- **Input data**:
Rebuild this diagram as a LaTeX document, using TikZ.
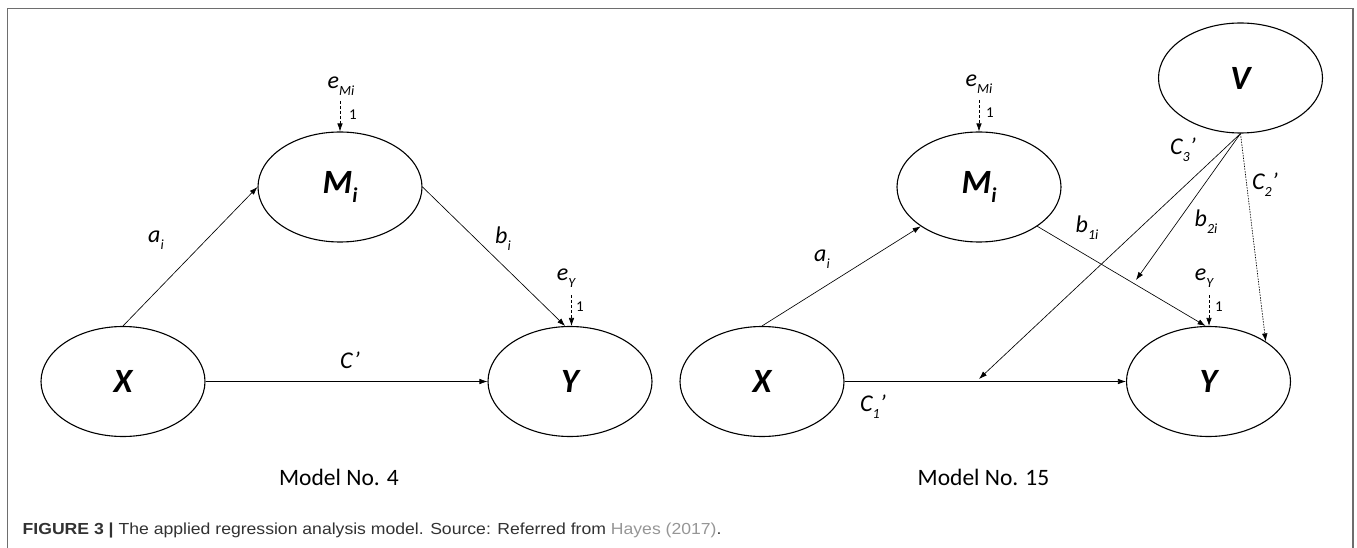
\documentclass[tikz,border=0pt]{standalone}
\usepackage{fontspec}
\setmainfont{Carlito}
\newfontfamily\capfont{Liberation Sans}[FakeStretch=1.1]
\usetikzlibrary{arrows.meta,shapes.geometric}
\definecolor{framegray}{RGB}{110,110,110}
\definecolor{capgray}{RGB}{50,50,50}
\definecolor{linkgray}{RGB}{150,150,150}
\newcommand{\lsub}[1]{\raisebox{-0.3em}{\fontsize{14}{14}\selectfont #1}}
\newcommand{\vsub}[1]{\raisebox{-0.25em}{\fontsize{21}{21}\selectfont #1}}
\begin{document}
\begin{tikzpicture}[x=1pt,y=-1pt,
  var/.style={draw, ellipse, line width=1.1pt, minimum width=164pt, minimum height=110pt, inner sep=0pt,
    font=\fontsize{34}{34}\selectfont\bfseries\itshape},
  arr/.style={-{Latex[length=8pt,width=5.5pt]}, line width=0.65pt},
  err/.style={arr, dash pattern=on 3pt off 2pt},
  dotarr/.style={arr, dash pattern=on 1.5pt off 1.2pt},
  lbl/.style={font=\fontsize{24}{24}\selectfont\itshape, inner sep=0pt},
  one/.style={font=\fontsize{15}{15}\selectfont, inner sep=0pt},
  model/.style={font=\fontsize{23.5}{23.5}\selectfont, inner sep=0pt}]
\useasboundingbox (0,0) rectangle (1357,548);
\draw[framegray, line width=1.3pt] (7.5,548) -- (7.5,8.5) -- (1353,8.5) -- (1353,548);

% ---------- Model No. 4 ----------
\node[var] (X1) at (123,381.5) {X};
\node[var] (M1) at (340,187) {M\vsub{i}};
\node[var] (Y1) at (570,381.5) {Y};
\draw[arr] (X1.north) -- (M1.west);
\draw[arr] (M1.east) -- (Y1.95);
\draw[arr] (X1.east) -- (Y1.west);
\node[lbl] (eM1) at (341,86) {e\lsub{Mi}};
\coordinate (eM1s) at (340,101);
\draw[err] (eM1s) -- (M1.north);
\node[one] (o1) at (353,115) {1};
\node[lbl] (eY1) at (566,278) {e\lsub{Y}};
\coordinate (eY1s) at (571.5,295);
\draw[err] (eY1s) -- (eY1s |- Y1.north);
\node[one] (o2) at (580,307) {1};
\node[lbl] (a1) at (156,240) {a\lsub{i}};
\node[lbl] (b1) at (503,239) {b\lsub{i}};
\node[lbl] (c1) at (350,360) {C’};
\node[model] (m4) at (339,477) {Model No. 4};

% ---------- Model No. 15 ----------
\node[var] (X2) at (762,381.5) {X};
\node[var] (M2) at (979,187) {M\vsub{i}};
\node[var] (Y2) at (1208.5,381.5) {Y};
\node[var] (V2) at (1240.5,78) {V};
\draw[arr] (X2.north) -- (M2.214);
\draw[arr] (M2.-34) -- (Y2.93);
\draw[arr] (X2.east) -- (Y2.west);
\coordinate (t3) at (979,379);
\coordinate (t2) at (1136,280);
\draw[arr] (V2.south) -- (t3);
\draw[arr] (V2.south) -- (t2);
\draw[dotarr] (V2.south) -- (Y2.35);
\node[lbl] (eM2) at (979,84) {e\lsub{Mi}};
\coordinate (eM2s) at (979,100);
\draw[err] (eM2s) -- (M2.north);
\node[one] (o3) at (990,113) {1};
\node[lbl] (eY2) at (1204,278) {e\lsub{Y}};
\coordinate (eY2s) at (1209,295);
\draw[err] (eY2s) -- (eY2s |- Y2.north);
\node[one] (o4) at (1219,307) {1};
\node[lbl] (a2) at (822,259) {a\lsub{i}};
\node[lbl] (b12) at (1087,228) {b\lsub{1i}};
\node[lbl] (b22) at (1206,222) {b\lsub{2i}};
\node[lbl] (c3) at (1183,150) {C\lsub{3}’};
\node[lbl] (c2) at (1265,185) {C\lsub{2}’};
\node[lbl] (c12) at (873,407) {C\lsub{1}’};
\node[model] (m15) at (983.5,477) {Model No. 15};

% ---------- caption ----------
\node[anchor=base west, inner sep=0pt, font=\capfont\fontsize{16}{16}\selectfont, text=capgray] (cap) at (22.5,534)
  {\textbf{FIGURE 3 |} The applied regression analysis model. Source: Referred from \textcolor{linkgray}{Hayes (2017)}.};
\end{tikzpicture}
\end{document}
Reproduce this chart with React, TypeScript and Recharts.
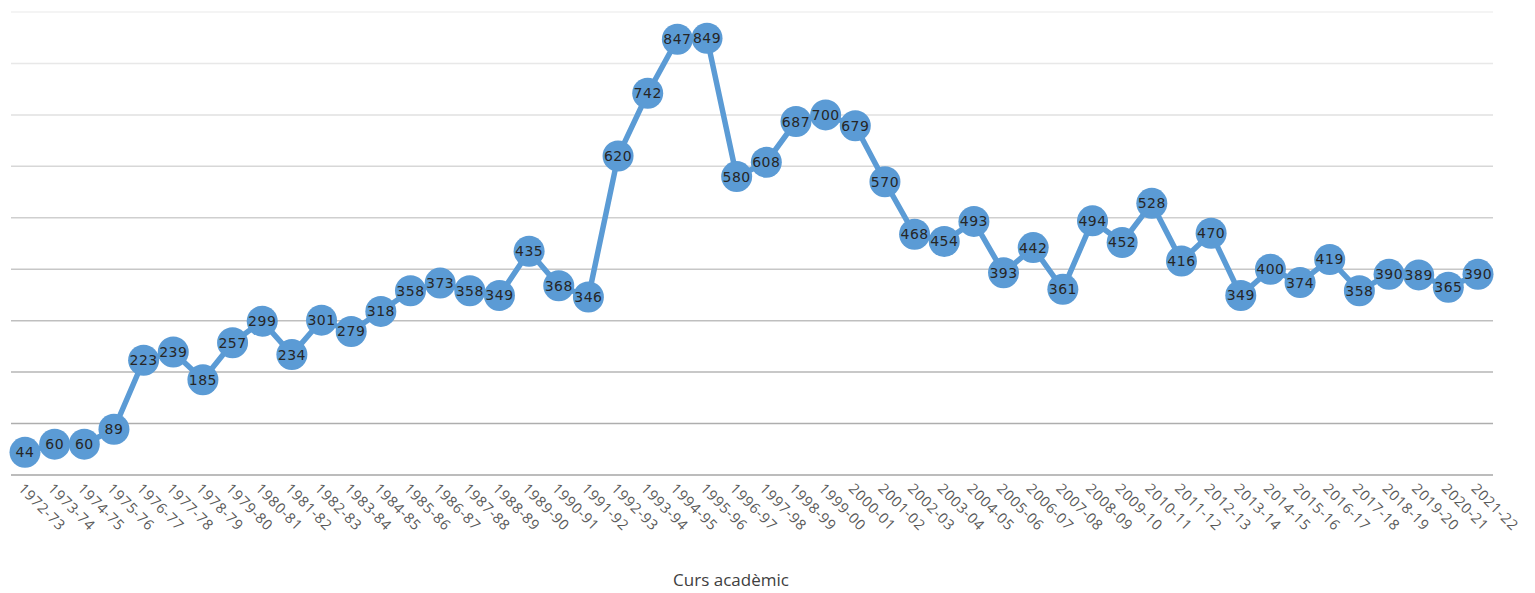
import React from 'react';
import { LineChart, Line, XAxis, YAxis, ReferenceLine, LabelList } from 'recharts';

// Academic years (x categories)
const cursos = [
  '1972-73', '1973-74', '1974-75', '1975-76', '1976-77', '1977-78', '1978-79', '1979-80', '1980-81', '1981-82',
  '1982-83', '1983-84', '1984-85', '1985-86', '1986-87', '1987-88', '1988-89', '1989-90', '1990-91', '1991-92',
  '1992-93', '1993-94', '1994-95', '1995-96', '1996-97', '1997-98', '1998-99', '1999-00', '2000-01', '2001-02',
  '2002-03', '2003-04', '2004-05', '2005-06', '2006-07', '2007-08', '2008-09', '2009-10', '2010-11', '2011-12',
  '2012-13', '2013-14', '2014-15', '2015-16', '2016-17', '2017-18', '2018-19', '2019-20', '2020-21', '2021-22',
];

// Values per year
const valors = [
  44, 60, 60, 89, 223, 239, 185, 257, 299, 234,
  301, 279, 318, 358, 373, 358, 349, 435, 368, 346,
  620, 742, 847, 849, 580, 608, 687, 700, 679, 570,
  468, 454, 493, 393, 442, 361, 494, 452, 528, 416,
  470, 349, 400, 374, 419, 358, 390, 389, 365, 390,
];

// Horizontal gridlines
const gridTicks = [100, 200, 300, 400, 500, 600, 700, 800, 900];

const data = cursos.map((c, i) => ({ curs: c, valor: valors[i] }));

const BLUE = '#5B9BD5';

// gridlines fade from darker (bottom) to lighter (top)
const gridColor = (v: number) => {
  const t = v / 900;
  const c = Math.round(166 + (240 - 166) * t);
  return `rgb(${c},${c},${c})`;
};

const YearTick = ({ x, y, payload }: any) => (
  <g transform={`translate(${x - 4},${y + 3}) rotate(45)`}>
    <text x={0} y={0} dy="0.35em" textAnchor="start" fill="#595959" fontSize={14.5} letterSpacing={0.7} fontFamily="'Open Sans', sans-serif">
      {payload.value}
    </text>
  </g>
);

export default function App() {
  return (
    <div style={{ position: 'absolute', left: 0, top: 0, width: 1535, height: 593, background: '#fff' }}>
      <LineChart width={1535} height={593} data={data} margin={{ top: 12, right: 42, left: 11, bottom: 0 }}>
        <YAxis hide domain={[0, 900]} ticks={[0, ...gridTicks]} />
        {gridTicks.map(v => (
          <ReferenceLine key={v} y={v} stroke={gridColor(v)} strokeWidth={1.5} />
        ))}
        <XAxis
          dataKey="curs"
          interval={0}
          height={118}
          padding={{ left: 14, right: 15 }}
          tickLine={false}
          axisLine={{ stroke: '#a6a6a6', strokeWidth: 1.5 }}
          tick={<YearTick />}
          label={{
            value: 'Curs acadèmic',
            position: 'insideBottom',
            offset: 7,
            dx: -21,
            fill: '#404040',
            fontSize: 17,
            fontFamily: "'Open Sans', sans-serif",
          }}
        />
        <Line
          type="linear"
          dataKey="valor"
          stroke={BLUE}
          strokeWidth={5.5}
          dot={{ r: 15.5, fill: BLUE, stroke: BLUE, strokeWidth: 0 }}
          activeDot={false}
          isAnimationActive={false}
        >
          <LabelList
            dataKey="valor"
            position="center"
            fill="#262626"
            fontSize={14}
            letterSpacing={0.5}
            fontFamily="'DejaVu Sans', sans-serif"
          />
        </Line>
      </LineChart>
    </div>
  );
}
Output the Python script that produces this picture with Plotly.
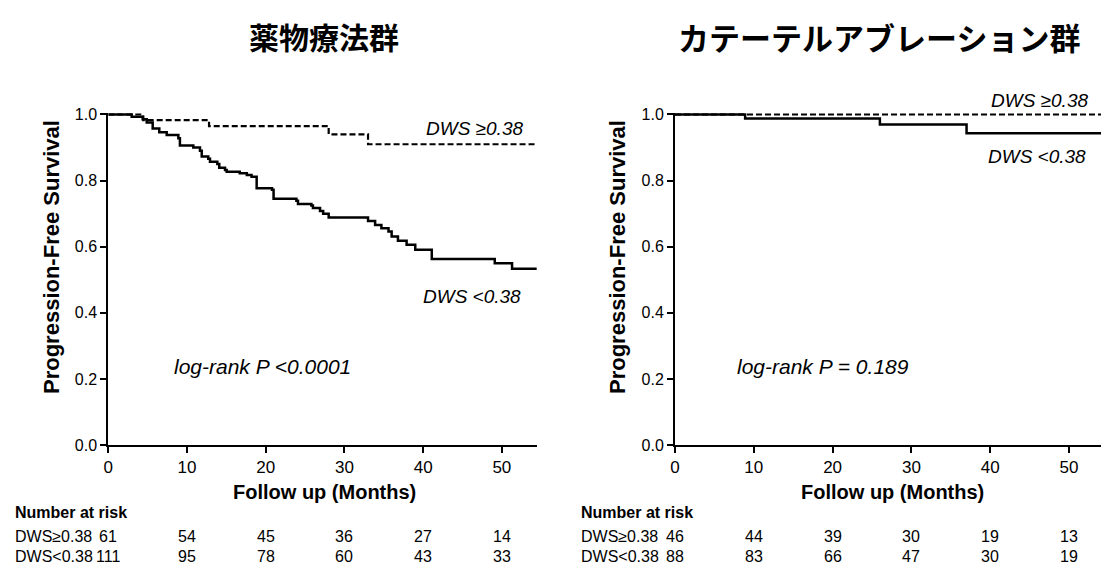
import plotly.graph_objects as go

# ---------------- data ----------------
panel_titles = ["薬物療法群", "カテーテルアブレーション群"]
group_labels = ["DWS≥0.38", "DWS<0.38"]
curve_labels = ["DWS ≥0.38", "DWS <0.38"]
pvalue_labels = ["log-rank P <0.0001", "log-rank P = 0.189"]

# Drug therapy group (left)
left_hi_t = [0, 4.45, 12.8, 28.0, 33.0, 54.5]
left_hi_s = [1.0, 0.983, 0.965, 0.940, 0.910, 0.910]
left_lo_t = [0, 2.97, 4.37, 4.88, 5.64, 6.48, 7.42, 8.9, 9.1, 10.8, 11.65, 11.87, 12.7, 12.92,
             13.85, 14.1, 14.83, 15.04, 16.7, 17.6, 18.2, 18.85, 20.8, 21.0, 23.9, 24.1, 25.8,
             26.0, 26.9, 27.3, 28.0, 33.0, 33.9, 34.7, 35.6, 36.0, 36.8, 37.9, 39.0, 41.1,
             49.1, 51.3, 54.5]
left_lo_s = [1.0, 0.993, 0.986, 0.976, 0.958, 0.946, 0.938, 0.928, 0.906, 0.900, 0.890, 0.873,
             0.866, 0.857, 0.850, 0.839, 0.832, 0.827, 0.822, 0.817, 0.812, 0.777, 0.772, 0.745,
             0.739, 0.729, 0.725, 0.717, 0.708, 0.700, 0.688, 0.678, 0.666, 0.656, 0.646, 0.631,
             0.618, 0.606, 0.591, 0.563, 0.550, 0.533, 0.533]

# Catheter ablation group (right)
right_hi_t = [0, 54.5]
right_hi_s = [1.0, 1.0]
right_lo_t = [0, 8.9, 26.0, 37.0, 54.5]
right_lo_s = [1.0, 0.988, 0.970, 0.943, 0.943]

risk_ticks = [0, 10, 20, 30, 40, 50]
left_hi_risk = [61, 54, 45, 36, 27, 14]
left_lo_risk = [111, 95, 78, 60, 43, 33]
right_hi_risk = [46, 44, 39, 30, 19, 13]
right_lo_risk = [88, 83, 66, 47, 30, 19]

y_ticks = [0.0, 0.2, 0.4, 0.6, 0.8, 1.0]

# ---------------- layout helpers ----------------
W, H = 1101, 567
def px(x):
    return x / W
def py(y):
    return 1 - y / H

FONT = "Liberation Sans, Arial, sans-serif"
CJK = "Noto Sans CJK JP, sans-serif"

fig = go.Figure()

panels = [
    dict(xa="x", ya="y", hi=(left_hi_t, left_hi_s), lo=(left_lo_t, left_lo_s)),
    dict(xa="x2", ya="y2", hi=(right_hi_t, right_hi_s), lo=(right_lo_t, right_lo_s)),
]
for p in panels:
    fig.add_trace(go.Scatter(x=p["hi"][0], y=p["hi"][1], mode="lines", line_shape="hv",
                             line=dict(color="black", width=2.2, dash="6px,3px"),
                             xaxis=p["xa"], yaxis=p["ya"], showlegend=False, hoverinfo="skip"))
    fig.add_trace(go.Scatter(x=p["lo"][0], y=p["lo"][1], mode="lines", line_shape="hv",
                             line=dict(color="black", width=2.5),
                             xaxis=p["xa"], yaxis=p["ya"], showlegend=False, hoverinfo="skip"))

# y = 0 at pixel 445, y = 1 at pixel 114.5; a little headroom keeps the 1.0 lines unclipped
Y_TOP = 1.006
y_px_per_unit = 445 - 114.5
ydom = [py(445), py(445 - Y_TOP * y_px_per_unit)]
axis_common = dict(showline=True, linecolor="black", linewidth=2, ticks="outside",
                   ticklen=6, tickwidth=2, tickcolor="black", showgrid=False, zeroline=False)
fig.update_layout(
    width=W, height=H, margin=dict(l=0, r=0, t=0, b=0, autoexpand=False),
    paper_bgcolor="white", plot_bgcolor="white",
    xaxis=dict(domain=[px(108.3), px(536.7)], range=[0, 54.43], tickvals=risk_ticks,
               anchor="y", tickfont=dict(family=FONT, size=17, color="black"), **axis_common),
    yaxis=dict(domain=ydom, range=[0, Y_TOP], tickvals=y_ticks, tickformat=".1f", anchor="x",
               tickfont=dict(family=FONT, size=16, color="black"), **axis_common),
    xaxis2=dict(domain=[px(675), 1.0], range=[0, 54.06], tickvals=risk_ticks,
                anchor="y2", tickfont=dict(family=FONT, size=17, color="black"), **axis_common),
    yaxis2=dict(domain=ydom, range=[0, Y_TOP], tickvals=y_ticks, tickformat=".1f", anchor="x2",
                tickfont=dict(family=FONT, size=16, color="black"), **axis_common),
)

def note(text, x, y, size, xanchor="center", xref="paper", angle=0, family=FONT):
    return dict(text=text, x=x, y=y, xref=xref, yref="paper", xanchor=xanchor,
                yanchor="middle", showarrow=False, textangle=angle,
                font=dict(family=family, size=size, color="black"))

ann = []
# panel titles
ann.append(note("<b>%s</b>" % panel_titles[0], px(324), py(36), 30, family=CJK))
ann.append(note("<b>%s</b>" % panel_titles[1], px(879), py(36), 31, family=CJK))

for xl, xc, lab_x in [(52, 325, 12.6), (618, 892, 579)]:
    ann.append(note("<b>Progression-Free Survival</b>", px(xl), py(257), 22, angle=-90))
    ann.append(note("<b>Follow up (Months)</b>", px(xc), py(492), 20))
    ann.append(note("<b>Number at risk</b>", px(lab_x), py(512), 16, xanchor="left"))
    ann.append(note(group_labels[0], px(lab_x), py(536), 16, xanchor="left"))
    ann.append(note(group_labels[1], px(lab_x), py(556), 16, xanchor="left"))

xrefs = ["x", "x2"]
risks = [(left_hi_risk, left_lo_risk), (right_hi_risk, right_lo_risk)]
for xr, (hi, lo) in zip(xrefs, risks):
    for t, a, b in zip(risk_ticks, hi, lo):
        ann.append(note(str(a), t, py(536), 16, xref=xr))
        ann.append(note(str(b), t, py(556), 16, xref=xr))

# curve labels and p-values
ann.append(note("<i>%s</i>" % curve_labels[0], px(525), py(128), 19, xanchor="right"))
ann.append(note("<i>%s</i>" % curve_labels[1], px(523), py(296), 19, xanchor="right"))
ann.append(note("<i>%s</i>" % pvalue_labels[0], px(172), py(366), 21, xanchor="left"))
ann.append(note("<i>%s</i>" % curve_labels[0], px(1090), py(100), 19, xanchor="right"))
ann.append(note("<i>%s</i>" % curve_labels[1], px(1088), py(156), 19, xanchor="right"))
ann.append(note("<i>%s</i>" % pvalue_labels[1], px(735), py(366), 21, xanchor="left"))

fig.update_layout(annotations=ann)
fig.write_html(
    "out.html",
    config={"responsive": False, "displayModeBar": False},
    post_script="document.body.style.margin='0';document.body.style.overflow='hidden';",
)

- **Your task**: Omit every picture, and please return the entries exactly from the first line through the line with "(1353,8.5) -- (1353,548);", both included.

- **Full response**:
Rebuild this diagram as a LaTeX document, using TikZ.
\documentclass[tikz,border=0pt]{standalone}
\usepackage{fontspec}
\setmainfont{Carlito}
\newfontfamily\capfont{Liberation Sans}[FakeStretch=1.1]
\usetikzlibrary{arrows.meta,shapes.geometric}
\definecolor{framegray}{RGB}{110,110,110}
\definecolor{capgray}{RGB}{50,50,50}
\definecolor{linkgray}{RGB}{150,150,150}
\newcommand{\lsub}[1]{\raisebox{-0.3em}{\fontsize{14}{14}\selectfont #1}}
\newcommand{\vsub}[1]{\raisebox{-0.25em}{\fontsize{21}{21}\selectfont #1}}
\begin{document}
\begin{tikzpicture}[x=1pt,y=-1pt,
  var/.style={draw, ellipse, line width=1.1pt, minimum width=164pt, minimum height=110pt, inner sep=0pt,
    font=\fontsize{34}{34}\selectfont\bfseries\itshape},
  arr/.style={-{Latex[length=8pt,width=5.5pt]}, line width=0.65pt},
  err/.style={arr, dash pattern=on 3pt off 2pt},
  dotarr/.style={arr, dash pattern=on 1.5pt off 1.2pt},
  lbl/.style={font=\fontsize{24}{24}\selectfont\itshape, inner sep=0pt},
  one/.style={font=\fontsize{15}{15}\selectfont, inner sep=0pt},
  model/.style={font=\fontsize{23.5}{23.5}\selectfont, inner sep=0pt}]
\useasboundingbox (0,0) rectangle (1357,548);
\draw[framegray, line width=1.3pt] (7.5,548) -- (7.5,8.5) -- (1353,8.5) -- (1353,548);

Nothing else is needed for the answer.